SUPPLIED RECORDS:
..........

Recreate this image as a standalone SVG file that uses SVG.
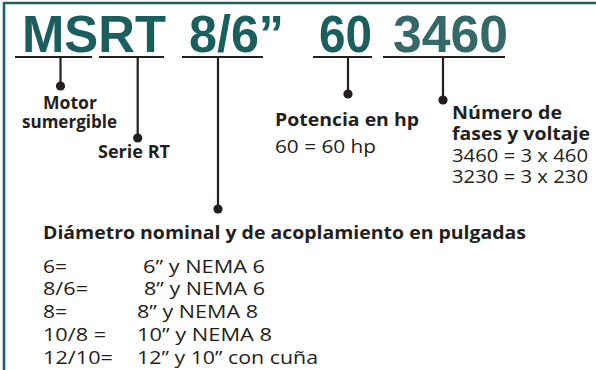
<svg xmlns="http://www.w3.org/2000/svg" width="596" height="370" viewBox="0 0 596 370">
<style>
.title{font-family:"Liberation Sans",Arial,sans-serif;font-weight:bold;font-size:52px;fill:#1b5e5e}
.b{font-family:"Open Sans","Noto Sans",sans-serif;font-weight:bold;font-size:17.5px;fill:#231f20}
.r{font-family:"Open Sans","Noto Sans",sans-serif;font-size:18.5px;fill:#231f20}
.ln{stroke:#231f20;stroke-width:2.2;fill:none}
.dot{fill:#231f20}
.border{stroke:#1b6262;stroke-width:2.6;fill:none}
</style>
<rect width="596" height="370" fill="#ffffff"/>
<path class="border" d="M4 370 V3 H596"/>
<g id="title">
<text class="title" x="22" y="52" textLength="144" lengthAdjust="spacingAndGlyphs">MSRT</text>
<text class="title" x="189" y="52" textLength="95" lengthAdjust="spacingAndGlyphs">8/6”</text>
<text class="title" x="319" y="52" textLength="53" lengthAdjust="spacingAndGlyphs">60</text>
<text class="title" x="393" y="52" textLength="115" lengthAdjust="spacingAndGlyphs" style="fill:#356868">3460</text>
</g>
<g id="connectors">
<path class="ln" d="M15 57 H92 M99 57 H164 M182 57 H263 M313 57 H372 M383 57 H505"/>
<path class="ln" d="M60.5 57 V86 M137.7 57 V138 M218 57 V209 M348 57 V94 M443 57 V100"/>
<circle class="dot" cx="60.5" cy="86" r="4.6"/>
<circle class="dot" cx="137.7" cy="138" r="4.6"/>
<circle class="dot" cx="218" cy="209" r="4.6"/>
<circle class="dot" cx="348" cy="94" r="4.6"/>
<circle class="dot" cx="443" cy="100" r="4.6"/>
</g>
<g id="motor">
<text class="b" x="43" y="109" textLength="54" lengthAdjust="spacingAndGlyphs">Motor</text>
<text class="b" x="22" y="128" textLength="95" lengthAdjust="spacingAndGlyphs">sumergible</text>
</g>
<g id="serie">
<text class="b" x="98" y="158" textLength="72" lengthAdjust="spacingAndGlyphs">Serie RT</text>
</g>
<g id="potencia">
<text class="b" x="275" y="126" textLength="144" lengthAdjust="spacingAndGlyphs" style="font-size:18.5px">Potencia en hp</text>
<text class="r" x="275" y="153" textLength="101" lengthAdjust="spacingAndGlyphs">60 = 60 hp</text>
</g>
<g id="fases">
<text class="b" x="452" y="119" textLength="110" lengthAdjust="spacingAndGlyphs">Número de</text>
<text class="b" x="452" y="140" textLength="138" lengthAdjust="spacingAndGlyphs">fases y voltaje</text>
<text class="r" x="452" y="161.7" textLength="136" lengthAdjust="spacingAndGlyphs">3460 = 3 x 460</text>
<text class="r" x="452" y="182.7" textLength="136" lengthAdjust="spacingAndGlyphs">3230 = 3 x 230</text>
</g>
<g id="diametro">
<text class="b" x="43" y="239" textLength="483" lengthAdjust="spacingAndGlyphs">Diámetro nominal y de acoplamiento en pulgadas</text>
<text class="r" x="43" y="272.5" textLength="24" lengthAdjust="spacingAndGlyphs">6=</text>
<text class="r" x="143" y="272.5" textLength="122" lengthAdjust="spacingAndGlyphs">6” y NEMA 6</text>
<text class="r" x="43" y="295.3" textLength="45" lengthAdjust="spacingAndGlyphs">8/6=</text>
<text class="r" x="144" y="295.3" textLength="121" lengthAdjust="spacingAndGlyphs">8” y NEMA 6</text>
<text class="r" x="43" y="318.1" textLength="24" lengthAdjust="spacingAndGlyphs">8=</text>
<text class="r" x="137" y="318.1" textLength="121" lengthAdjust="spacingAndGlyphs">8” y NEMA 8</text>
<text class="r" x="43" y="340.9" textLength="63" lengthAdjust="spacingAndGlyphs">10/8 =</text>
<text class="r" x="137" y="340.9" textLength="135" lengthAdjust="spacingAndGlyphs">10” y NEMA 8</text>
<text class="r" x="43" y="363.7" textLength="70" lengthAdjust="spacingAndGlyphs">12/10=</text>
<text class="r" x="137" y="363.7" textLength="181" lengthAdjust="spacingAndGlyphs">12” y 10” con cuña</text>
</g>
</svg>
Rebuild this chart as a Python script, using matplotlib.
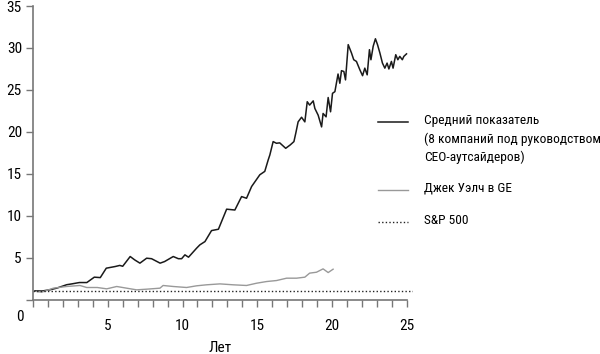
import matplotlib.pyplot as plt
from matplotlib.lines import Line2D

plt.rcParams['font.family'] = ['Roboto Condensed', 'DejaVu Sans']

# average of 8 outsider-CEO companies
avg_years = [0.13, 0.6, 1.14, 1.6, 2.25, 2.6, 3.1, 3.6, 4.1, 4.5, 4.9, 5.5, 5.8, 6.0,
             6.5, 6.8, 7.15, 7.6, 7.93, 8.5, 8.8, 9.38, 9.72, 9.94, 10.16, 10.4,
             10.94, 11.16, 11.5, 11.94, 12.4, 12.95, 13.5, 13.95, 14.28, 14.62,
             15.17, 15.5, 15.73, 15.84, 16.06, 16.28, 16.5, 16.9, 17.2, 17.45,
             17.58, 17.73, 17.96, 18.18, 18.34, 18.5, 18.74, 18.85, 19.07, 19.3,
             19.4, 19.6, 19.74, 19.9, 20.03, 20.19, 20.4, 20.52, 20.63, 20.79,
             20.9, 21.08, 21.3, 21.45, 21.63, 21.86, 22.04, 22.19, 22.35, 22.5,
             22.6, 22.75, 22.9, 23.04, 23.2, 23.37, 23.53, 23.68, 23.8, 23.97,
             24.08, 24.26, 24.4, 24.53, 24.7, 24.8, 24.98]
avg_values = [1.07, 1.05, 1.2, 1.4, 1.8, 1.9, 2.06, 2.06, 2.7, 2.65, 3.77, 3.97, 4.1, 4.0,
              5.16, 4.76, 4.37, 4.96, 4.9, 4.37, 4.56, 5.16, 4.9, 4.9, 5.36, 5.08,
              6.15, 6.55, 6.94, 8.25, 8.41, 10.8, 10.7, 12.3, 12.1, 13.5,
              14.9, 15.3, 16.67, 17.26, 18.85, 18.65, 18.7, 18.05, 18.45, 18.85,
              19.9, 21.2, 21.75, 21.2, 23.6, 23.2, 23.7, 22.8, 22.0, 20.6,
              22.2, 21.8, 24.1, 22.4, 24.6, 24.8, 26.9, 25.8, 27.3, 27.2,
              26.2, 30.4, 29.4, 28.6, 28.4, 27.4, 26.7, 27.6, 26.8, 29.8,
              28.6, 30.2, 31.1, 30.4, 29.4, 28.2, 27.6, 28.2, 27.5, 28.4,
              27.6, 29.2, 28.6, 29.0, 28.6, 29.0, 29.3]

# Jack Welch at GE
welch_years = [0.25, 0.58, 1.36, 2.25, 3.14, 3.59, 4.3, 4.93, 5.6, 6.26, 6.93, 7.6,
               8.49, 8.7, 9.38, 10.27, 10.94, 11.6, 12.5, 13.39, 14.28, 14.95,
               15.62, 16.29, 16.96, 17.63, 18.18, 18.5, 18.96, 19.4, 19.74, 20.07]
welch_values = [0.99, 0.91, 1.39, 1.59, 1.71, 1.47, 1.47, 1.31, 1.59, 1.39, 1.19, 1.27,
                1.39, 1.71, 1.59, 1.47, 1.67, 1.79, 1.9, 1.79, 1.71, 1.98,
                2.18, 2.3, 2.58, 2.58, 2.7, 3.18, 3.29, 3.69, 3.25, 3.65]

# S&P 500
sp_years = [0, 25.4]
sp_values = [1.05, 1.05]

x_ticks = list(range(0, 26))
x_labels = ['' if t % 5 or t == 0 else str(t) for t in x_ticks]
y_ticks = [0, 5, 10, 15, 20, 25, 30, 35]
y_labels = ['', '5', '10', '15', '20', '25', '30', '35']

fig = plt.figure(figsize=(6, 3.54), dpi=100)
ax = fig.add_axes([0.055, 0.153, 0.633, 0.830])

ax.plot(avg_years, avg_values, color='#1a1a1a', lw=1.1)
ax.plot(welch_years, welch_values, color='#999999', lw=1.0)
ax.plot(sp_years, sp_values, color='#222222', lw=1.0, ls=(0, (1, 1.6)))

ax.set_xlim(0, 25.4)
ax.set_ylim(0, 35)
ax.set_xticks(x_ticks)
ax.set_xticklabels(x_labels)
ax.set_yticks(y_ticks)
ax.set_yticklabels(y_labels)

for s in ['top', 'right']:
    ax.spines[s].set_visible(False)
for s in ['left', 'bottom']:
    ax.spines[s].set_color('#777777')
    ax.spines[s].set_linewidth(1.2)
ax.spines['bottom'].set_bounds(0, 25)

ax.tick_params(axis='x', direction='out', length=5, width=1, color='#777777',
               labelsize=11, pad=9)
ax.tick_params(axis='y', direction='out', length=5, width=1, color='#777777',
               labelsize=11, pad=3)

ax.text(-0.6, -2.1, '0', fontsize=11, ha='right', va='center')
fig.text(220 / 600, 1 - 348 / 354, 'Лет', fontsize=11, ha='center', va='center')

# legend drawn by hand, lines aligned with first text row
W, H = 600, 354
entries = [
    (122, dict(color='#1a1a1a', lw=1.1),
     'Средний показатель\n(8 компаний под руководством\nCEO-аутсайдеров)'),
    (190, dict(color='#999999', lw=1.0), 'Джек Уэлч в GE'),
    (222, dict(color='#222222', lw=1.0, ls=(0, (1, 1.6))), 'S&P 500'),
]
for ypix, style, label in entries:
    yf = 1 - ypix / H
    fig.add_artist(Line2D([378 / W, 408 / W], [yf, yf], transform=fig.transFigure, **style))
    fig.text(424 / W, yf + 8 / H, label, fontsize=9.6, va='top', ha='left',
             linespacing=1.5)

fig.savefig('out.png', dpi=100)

..........

TASK DETAILS: Of the lines in the data, how many hold the string "matplotlib"? State the number, nothing else.

FULL RESPONSE: 3